For a variety of reason (some of which we'll see in a moment), the squared error ends up being a good loss function for linear regression.  For a given set of $(x, y)$ observations, $(x_i, y_i); i = 1 ... N$ , we can calculate the average squared error over the entire dataset, which gives us the _mean squared error_:

$$ MSE = \frac{1}{N} \sum_{i=1}^N (y_i - \hat{y_i})^2 = \frac{1}{N} \sum_{i=1}^N (y_i - (a + bx_i))^2 .$$

One idea for choosing values for $a$ and $b$ and is to find the values that make $MSE$ as small as possible.

## 4. Minimizing the loss

### a. Analytical solution

So, how do we find values for $a$ and $b$ that make $MSE$ as small as possible?  Let's explore that question by visualizing the loss function and using pencil and paper.

Okay, so we _could_ find an exact, analytical solution to our minimization problem without too much trouble, which is kind of neat.  The solution was:

$$ a = \bar{y} - b \bar{x} $$

$$ b = \frac{\sum_{i=1}^N {x_iy_i} - N\bar{x}\bar{y}} {\sum_{i=1}^N {{x_i}^2} - N\bar{x}^2} $$

(I figured I'd better put it here ahead of time in case I messed up the math in class.)

**Challenge:** Implement a Python function to calculate values for $a$ and $b$, given vectors $\boldsymbol{x}$ and $\boldsymbol{y}$.  What estimates does it give for $a$ and $b$?

Do those numbers seem reasonable?  Let's graph our model and see.  We can use the plotnine geometry `geom_abline()` for this.

Okay, so there obviously is nothing ground-breaking about solving the linear regression problem.  But, I hope this exercise helps build some intuition about what "line of best fit" really means.  From a machine learning perspective, it is the line that minimizes our loss function!

### b. Numerical solution

We were quite fortunate to be able to solve our machine learning problem analytically.  Often, it will be impossible to find an exact solution to the problem of minimizing the loss over a given dataset.  In those cases, we have to use _numerical optimization_ to find an approximate solution.

Because we could obtain an exact solution to the linear regression problem, it makes an excellent test case for exploring numerical methods: we know the correct solution, so it is easy to check the results of our numerical solutions.

Numerical optimization is a computational cornerstone of machine learning.  My goal here is to introduce numerical optimization methods and illustrate how they work without going into much detail.  We will take a much closer look at the principles behind numerical optimization when we get to artificial neural networks.

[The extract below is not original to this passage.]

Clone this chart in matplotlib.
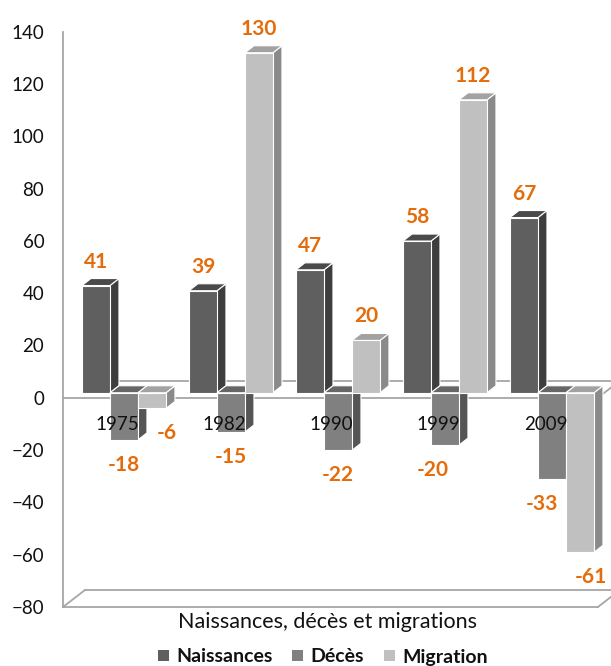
import numpy as np
import matplotlib.pyplot as plt
from matplotlib.patches import Polygon, Rectangle, Patch

plt.rcParams['font.family'] = ['Lato', 'DejaVu Sans']

# data
years = ['1975', '1982', '1990', '1999', '2009']
series = ['Naissances', 'Décès', 'Migration']
naissances = [41, 39, 47, 58, 67]
deces = [-18, -15, -22, -20, -33]
migration = [-6, 130, 20, 112, -61]

# colours: front, side, top
colors = {
    'Naissances': ('#5f5f5f', '#3e3e3e', '#4a4a4a'),
    'Décès': ('#808080', '#555555', '#666666'),
    'Migration': ('#c0c0c0', '#8a8a8a', '#a2a2a2'),
}
orange = '#e46c0a'
grid_gray = '#a6a6a6'

# pseudo 3D geometry, in data units (1 x unit = 107 px, 1 y unit = 2.615 px)
px_x, px_y = 107.0, 2.615
floor_dx, floor_dy = 22 / px_x, 17 / px_y   # depth of the floor planes
plane_dx, plane_dy = 6.5 / px_x, 5 / px_y   # bars sit a bit behind the front
bar_dx, bar_dy = 9 / px_x, 7 / px_y         # depth of one bar
width = 28 / px_x

# horizontal nudges (px) of a few value labels, as placed in the original
label_nudge = {('Migration', 0): 15, ('Décès', 3): -12,
               ('Décès', 4): -10, ('Migration', 4): 11}

fig = plt.figure(figsize=(6.11, 6.66), dpi=100)
ax = fig.add_axes([63 / 611, (666 - 607) / 666, 548 / 611, 575.4 / 666])
ax.set_xlim(-0.509, -0.509 + 548 / px_x)
ax.set_ylim(-80, 140)

for s in ['top', 'right', 'bottom']:
    ax.spines[s].set_visible(False)
ax.spines['left'].set_color(grid_gray)
ax.spines['left'].set_linewidth(1.3)
ax.set_xticks([])
ax.set_yticks(np.arange(-80, 141, 20))
ax.tick_params(axis='y', length=0, pad=13.5, labelsize=13.5, labelcolor='#111111')

# floor (-80) and zero plane
x_front0, x_front1 = -0.509, 4.49
for level, left_edge in [(-80, True), (0, False)]:
    ax.plot([x_front0 + floor_dx, x_front1 + floor_dx],
            [level + floor_dy] * 2, color=grid_gray, lw=1.3, clip_on=False, zorder=1)
    ax.plot([x_front0, x_front1], [level, level], color=grid_gray, lw=1.3,
            clip_on=False, zorder=1)
    ax.plot([x_front1, x_front1 + floor_dx], [level, level + floor_dy],
            color=grid_gray, lw=1.3, clip_on=False, zorder=1)
    if left_edge:
        ax.plot([x_front0, x_front0 + floor_dx], [level, level + floor_dy],
                color=grid_gray, lw=1.3, clip_on=False, zorder=1)


def bar3d(x0, v, name, z):
    front, side, top = colors[name]
    x0 = x0 + plane_dx
    lo = min(0, v) + plane_dy
    hi = max(0, v) + plane_dy
    ec = dict(edgecolor='white', linewidth=0.8, zorder=z)
    ax.add_patch(Polygon([(x0 + width, lo), (x0 + width, hi),
                          (x0 + width + bar_dx, hi + bar_dy),
                          (x0 + width + bar_dx, lo + bar_dy)],
                         facecolor=side, **ec))
    ax.add_patch(Polygon([(x0, hi), (x0 + width, hi),
                          (x0 + width + bar_dx, hi + bar_dy), (x0 + bar_dx, hi + bar_dy)],
                         facecolor=top, **ec))
    ax.add_patch(Rectangle((x0, lo), width, hi - lo, facecolor=front, **ec))


values = [naissances, deces, migration]
offsets = [-width, 0, width]
z = 2
for i in range(len(years)):
    for name, vals, off in zip(series, values, offsets):
        x0 = i + off - width / 2
        bar3d(x0, vals[i], name, z)
        z += 0.01

# value labels
for i in range(len(years)):
    for name, vals, off in zip(series, values, offsets):
        v = vals[i]
        xc = i + off + plane_dx + label_nudge.get((name, i), 0) / px_x
        if v >= 0:
            y = v + plane_dy + 24 / px_y
        else:
            y = v + plane_dy - 25 / px_y
        ax.text(xc, y, str(v), ha='center', va='center', color=orange,
                fontsize=15, fontweight='bold', zorder=10, clip_on=False)

# category labels
for i, yr in enumerate(years):
    ax.text(i, -27 / px_y, yr, ha='center', va='center', fontsize=13.5,
            color='#111111', zorder=10)

fig.text(327 / 611, 1 - 622 / 666, 'Naissances, décès et migrations',
         ha='center', va='center', fontsize=15.5, color='#111111')

handles = [Patch(facecolor=colors[n][0], edgecolor='none') for n in series]
leg = fig.legend(handles, series, loc='center', bbox_to_anchor=(323 / 611, 1 - 657 / 666),
                 ncol=3, frameon=False, fontsize=14, handlelength=0.55, handleheight=0.55,
                 handletextpad=0.4, columnspacing=1.0)
for t in leg.get_texts():
    t.set_fontweight('bold')
    t.set_color('#111111')

fig.savefig('out.png', dpi=100)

For now, though, let's implement a numerical solution to the linear regression problem.  We'll begin by implementing our loss function as a Python function.

**Challenge:** Implement the $MSE$ loss function for simple linear regression in Python.  Your function should take as arguments values for $a$ and $b$ and the data vectors $\boldsymbol{x}$ and $\boldsymbol{y}$.

Instead of implementing a numerical optimization algorithm ourselves (don't worry, we'll do that later!), we'll use the sophisticated optimization routines available via the [`minimize`](https://docs.scipy.org/doc/scipy/reference/generated/scipy.optimize.minimize.html#scipy.optimize.minimize) function in the `scipy.optimize` package.  The basic interface is

`minimize(function, (starting_params), args=(other_args), method='METHOD')`.

In [None]:
from scipy.optimize import minimize

What is `minimize()` actually doing?  We can get some idea by visualizing each step of the optimization algorithm.

Now that we've figured out how to implement simple linear regression using numerical optimization, it doesn't take a big leap to extend our implementation to _multiple linear regression_, where we have more than one predictor variable.

Let's look again at the graph of our data with our regression line.

In [None]:
pn.ggplot(df, pn.aes(x='hp', y='mpg')) + pn.geom_point() + pn.geom_abline(intercept=a, slope=b)

The graph suggests that the relationship between horsepower and fuel efficiency is not strictly linear.  Perhaps a quadratic relationship would fit the data better?  Let's try this:

$$ \hat{y} = a + bx + cx^2 . $$

Now, we have:

$$ MSE = \frac{1}{N} \sum_{i=1}^N (y_i - \hat{y_i})^2 = \frac{1}{N} \sum_{i=1}^N (y_i - (a + bx_i + cx_i^2))^2 .$$

**Challenge:** Building upon the simple linear regression solution we developed above, implement the loss function for this more sophisticated regression problem and use `minimize()` to estimate the parameters of the regression eequation.

Does our new model fit the data better?  Comparing the final loss function values gives us one way to check.

Let's also plot the regression line to see how it fits the data.

In [None]:
params = []

import numpy as np
xvals = np.linspace(df.hp.min(), df.hp.max(), len(df))
yvals = params[0] + params[1]*xvals + params[2]*(xvals**2)

(pn.ggplot(df, pn.aes(x='hp', y='mpg')) + pn.geom_point() +
     pn.geom_line(pn.aes(x=xvals, y=yvals), color='blue', size=1.2)
)

Assuming you found the correct model parameters, the fit should look pretty good!  We should be suspicious about what our model is saying for cars with more than 200 horsepower, though!